After some thinking I came to the conclusion that it had to be some problem with the stop bit and that the FT232RL I was using together with CoolTerm was not generating it correctly. I simulated the "error" by making the stop bit smaller than it should be, as can be seen at the cursor in the image below. This seemed to give the same error as I could see on the FPGA board sometimes (the output being "1111 0101"), but if this was the true cause of the error it meant nothing was wrong with my design. Unfortunately I didn't have access to an oscilloscope so I couldn't verify if the stop bit actually was too short or not.
Bad stop bit simulation
After some more Googling I found this post on StackExchange (http://electronics.stackexchange.com/questions/137194/uart-receiver-glitches). It didn't really relate to my problem but there was one word in the post that got me thinking, asynchronous.
The input signal in my design is directly connected to the output pin of the FPGA and this means that it's completely asynchronous compared to the rest of the design. I was using this signal at a couple of places in the VHDL code that were synchronous which meant that the signal was not stable at all in relation to the other signals used. The solution was as simple as making an internal copy of the input signal called synced_input this is updated with the value of input on each rising edge of the clock.
A "quick" synthesize and programming of the FPGA showed that IT WORKED!!! Of course doing the same simulation as in the image above will still render the same error of the output. That is because the problem didn't have anything to do with the length of the stop bit which means the simulation is basically useless. When I come to think about it, I have heard/read that you should always synchronize your input signals to avoid problem, but I guess I had to learn it the hard way.
Found some more information about this here: http://www.doulos.com/knowhow/fpga/synchronisation/
In the receiver, which is clocked by the main clock, on each rising edge it will check if the tick signal has a rising edge. That indicates that a tick has occurred and the receiver should take action. To make things organized a finite state machine (FSM) is used with the states seen below. Transition from one state to another can only be done on a tick.
- IDLE_STATE
- START_BIT_STATE
- DATA_BITS_STATE
- PARITY_BIT_STATE
- STOP_BITS_STATE
A simulation of a UART frame can be seen below with the state transitions. Here we receive on the input one start bit, eight data bits (1010 1010), no parity bit and one stop bit.
UART Receiver Simulation
As data bits are sampled by the receiver they are set on the output signal and when a valid stop bit is received the valid_data signal is set to notify the user of the receiver. As the UART data rate is much slower than the clock rate of the FPGA modules there should be enough time for the user to read the data that has been received before a new data frame is started. If for some reason the user do not take action before a new data frame the valid_signal will go low again and the output will be cleared.
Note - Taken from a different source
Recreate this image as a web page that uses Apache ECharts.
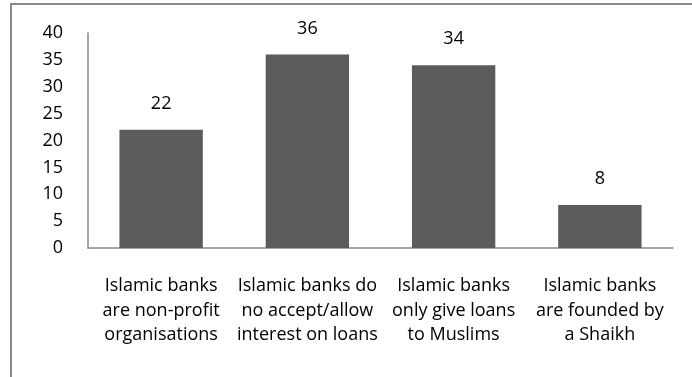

As an example: we have a UART baud rate of 115200 bits/second and an internal frequency on the FPGA of 100MHz. This means that each UART bit is ~8680ns long, which is the same as ~868 clock cycles on the FPGA. But we also has to remember that the receiver is sampling in the middle of the UART bits so we have to cut the time we have in half, i.e. we have ~4340ns to react which is 434 clock cycles @ 100MHz. If this is a problem we could always increase the internal clock frequency.
The transmitter is very similar to the receiver which makes sense as they both deal with UART data frames. The same states are used:
- IDLE_STATE
- START_BIT_STATE
- DATA_BITS_STATE
- PARITY_BIT_STATE
- STOP_BITS_STATE
UART Transmitter Simulation
A transmission is started by setting the start_tx signal and at the same time setting data_to_send to the data which should be transmitted. This enables the FSM and data_to_send is stored temporarily inside the transmitter. At this point busy_tx is set to notify the user that the transmitter is busy and nothing will happen if the user tries to set start_tx now. Only when the transmission is done and busy_tx is reset a new transaction can be started.